There are names here I do know though. The lead is Ginger Rogers, though she's getting on in years with a lot more pounds on her than when she did everything Fred Astaire did, in high heels and backwards. In fact she looks pretty scary from a lot of angles and while I'd like to believe that it was a deliberate attempt to look the part, that's just what I'd like to believe. What I really believe is that she tried to look as good as she could but couldn't do better than Jack Lemmon in drag or maybe Kathleen Turner trying to play Julie Andrews. She can still act though, and does her best with the material which is as stagebound as the you'd expect given that it's based on a play called Dead Pigeon.
She's Sherry Conley and it doesn't take long for her to be moved from prison, where she's serving a term for harbouring a criminal, to a hotel room, where the government can try to persuade her to assist them in a case they're prosecuting against a mafia kingpin called Ben Costain. The prosecuting attorney is Edward G Robinson; the mafia kingpin is Lorne Greene, of all people; and the cop assigned to protect her is Brian Keith. Those are pretty good names to have in a film and they do a fine job, but they're stuck with the material.
It isn't even bad material and unfolds pretty well all things told. The thing is that in the main it's about a woman stuck in a hotel room waiting, waiting, waiting. With lobster thermidor on the menu, it's a lot more appealing than prison but the doors are just as closed. Leonard Kantor, who wrote the source play, obviously tried to put everything he could into it but it's an uphill struggle given that it's like watching a couple of cops on stakeout with an odd shootout or terrible hillbilly song on the TV to break it all up. It inevitably ends up being all about the dialogue and how solidly the actors can use it to engage our interest.

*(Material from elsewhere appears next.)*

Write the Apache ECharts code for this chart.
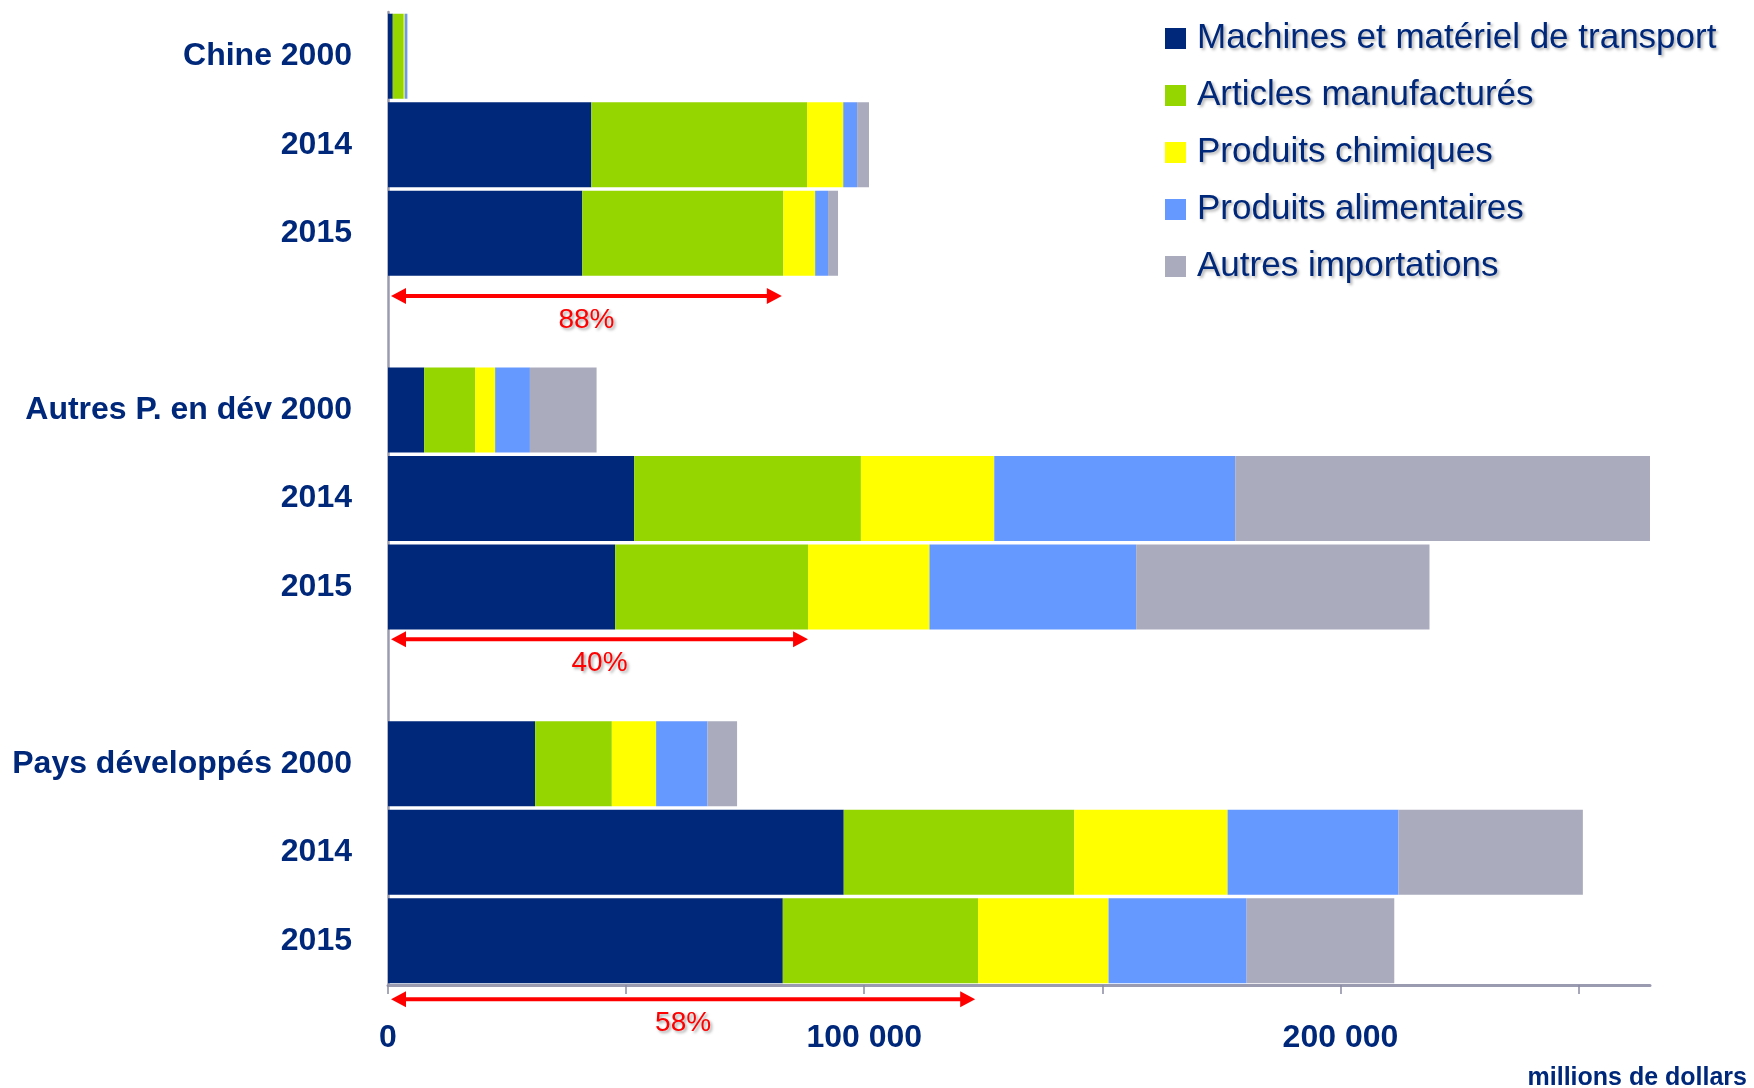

The good news is that everyone does pretty well, the bad news is that they could have done with more moments to shine. Ginger Rogers doesn't really get any moments, so has to try to make the whole performance shine with hardboiled emphasis and tough sarcasm. Robinson gets less moments than he's used to but simply doesn't have a clue how not to be great. This may be one of the worst performances I've seen him give and he's still magnetic to the eyes. It's simply impossible not to watch him, even when he's simply standing by while other people shout at each other.
Brian Keith gets the best moments, with some awesomely dead pan sarcasm. The whole scene in the honeymooning couple's room is wonderful writing and Keith and the other cop, whoever played him, brought it to joyous life. Lorne Greene seethes and smarms his way through his role with a tough voice and dead eyes, half Al Pacino and half William Shatner. It's completely unlike what any Bonanza or Battlestar Galactica fan would expect.